ところが、短期金融市場に中央銀行が資金を大量供給しても、マネーストックが増大するとは限らない。

現実に、日本ではベースマネーの大量供給が実施されてきたが、マネーストックは大幅には増大しなかった。

結果として、インフレ誘導にも失敗した。

マネーストックが増大するためには、金融機関の対市中での与信が拡大することが必要だ。

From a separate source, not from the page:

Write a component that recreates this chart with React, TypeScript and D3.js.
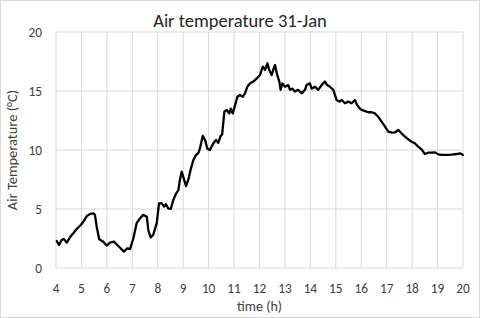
import * as d3 from "d3";

const width = 480;
const height = 318;
const margin = { top: 32, right: 17, bottom: 50, left: 56 };

// time of day (h) and air temperature (°C)
const hours = [
  4.03, 4.12, 4.22, 4.31, 4.42, 4.55, 4.68, 4.81, 4.97, 5.07, 5.21, 5.34, 5.47, 5.53,
  5.6, 5.7, 5.86, 5.99, 6.12, 6.28, 6.41, 6.54, 6.67, 6.8, 6.91, 7.04, 7.17, 7.3,
  7.43, 7.57, 7.63, 7.72, 7.82, 7.96, 8.05, 8.15, 8.25, 8.32, 8.41, 8.51, 8.61, 8.72,
  8.81, 8.87, 8.94, 9.0, 9.11, 9.2, 9.29, 9.4, 9.5, 9.59, 9.66, 9.77, 9.86, 9.95,
  10.05, 10.18, 10.29, 10.38, 10.47, 10.53, 10.62, 10.71, 10.81, 10.87, 10.95, 11.04,
  11.13, 11.23, 11.34, 11.43, 11.52, 11.63, 11.76, 11.89, 12.02, 12.13, 12.22, 12.31,
  12.38, 12.48, 12.54, 12.61, 12.68, 12.78, 12.83, 12.9, 13.0, 13.13, 13.2, 13.3,
  13.39, 13.52, 13.66, 13.79, 13.85, 13.98, 14.05, 14.18, 14.31, 14.44, 14.57, 14.66,
  14.77, 14.9, 15.03, 15.14, 15.23, 15.36, 15.49, 15.62, 15.75, 15.84, 15.95, 16.02,
  16.15, 16.28, 16.41, 16.54, 16.67, 16.8, 16.93, 17.06, 17.2, 17.33, 17.46, 17.59,
  17.72, 17.85, 17.98, 18.11, 18.24, 18.37, 18.5, 18.63, 18.77, 18.9, 19.03, 19.16,
  19.36, 19.55, 19.75, 19.88, 20.0,
];
const temperatures = [
  2.29, 1.95, 2.37, 2.46, 2.15, 2.6, 2.94, 3.3, 3.64, 3.9, 4.4, 4.58, 4.63, 4.5,
  3.5, 2.43, 2.23, 1.9, 2.15, 2.23, 1.95, 1.67, 1.38, 1.67, 1.6, 2.5, 3.8, 4.2,
  4.5, 4.35, 3.2, 2.6, 2.8, 3.8, 5.48, 5.5, 5.2, 5.4, 5.05, 5.0, 5.76, 6.3,
  6.6, 7.46, 8.16, 7.74, 6.95, 7.46, 8.3, 9.15, 9.58, 9.72, 10.14, 11.2, 10.85, 10.1,
  10.0, 10.55, 10.85, 10.6, 11.2, 11.3, 13.25, 13.4, 13.1, 13.5, 13.1, 13.8,
  14.5, 14.66, 14.5, 14.8, 15.36, 15.65, 15.8, 16.07, 16.36, 17.06, 16.8, 17.35,
  16.8, 16.36, 16.8, 17.2, 16.5, 15.8, 15.1, 15.65, 15.36, 15.5, 15.1, 15.2,
  14.95, 15.1, 14.8, 15.1, 15.5, 15.65, 15.2, 15.36, 15.1, 15.5, 15.8, 15.5,
  15.36, 15.1, 14.24, 14.1, 14.24, 13.96, 14.1, 13.96, 14.24, 13.8, 13.5, 13.4,
  13.3, 13.2, 13.2, 13.1, 12.8, 12.4, 12.0, 11.55, 11.47, 11.5, 11.7, 11.4,
  11.13, 10.9, 10.7, 10.56, 10.28, 10.06, 9.66, 9.77, 9.77, 9.8, 9.63, 9.58,
  9.58, 9.6, 9.66, 9.72, 9.58,
];

const xTicks = d3.range(4, 21, 1);
const yTicks = [0, 5, 10, 15, 20];

const font = "Carlito, Calibri, Lato, sans-serif";
const labelColor = "#404040";

export default function App() {
  const innerW = width - margin.left - margin.right;
  const innerH = height - margin.top - margin.bottom;

  const x = d3.scaleLinear().domain([4, 20]).range([0, innerW]);
  const y = d3.scaleLinear().domain([0, 20]).range([innerH, 0]);

  const points = hours.map((h, i) => [h, temperatures[i]] as [number, number]);
  const line = d3
    .line<[number, number]>()
    .x((d) => x(d[0]))
    .y((d) => y(d[1]));

  return (
    <svg
      width={width}
      height={height}
      style={{ position: "absolute", left: 0, top: 0, background: "#fff" }}
      fontFamily={font}
    >
      <rect
        x={0.5}
        y={0.5}
        width={width - 1}
        height={height - 1}
        fill="#fff"
        stroke="#d9d9d9"
      />
      <text
        x={width / 2}
        y={27}
        textAnchor="middle"
        fontSize={18.5}
        fill="#262626"
      >
        Air temperature 31-Jan
      </text>
      <g transform={`translate(${margin.left},${margin.top})`}>
        {xTicks.map((t) => (
          <line
            key={`gx${t}`}
            x1={x(t)}
            x2={x(t)}
            y1={0}
            y2={innerH}
            stroke="#d9d9d9"
            strokeWidth={1}
          />
        ))}
        {yTicks.map((t) => (
          <line
            key={`gy${t}`}
            x1={0}
            x2={innerW}
            y1={y(t)}
            y2={y(t)}
            stroke="#d9d9d9"
            strokeWidth={1}
          />
        ))}
        {yTicks.map((t) => (
          <text
            key={`ty${t}`}
            x={-14}
            y={y(t)}
            dy="0.35em"
            textAnchor="end"
            fontSize={13.3}
            fill={labelColor}
          >
            {t}
          </text>
        ))}
        {xTicks.map((t) => (
          <text
            key={`tx${t}`}
            x={x(t)}
            y={innerH + 25}
            textAnchor="middle"
            fontSize={13.3}
            fill={labelColor}
          >
            {t}
          </text>
        ))}
        <path
          d={line(points) ?? ""}
          fill="none"
          stroke="#000"
          strokeWidth={2.3}
          strokeLinejoin="round"
          strokeLinecap="round"
        />
        <text
          x={innerW / 2}
          y={innerH + 43}
          textAnchor="middle"
          fontSize={14}
          fill={labelColor}
        >
          time (h)
        </text>
        <text
          transform={`translate(${-39},${innerH / 2}) rotate(-90)`}
          textAnchor="middle"
          fontSize={14.5}
          fill={labelColor}
        >
          Air Temperature (°C)
        </text>
      </g>
    </svg>
  );
}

銀行貸出が増大して、初めてマネーストックが増大する。

市中銀行に対する中央銀行のベースマネー供給=準備預金量増大策は、

市中銀行が対市中での与信を拡大させる必要条件ではなるが、十分条件ではない。

準備預金は増えたが、銀行が対市中での貸出を増やさないことがあり得るからである。

実際に、この3年間の現実は、このことが発生したことを示している。

1月29日の東京株式市場では、銀行の株価が下落した。

マイナス金利は、銀行が日本銀行から受け取る利息収入を大幅に減少させる恐れがあり、

銀行の収益が悪化することが懸念されたのである。

銀行はマイナス金利が適用される部分の準備預金量を節約しようとするだろう。

この行動が、ベースマネーを減少させる恐れがある。

そうなると、これまで推進されてきた

量的金融緩和政策

との整合性が取れなくなる。

マイナス金利導入で長期金利も低下して、史上最低金利を更新した。

その影響で、金利低下で恩恵を受けるセクターの株価が上昇した。

これは順当なことである。

金融機関は余資を振り向ける先を外貨に求める可能性がある。

このマネーフローが円安を促す可能性もある。

しかし、円安が進行して恩恵を蒙るのは輸出大企業だけであることが、

これまでの3年間の経験で明らかになっている。

労働者や年金生活者にとって、円安とインフレ率上昇は百害あって一利のないものだ。

実質賃金は減り、年金の実質価値は減り、虎の子の貯金の実質価値が減少するからだ。

こうした政策決定に、輸出大企業幹部が関与するということも正当な状況ではない。

円安と歓迎する輸出製造業出身の日銀審議委員はマイナス金利政策に賛成し、

円安でデメリットを受ける電力会社OBの日銀審議委員は

量的金融緩和政策に反対票を投じるというのは、分かりやすいが、

そもそも、日銀の政策決定が、こうした利害関係で決定されることがおかしいのである。

マイナス金利導入で、目先は局面の変化があり得るが、

日本経済を国民目線でしっかりと引き上げる経済政策が検討されなければ、

今回の政策決定も弥縫策の域を出ないことになるだろう。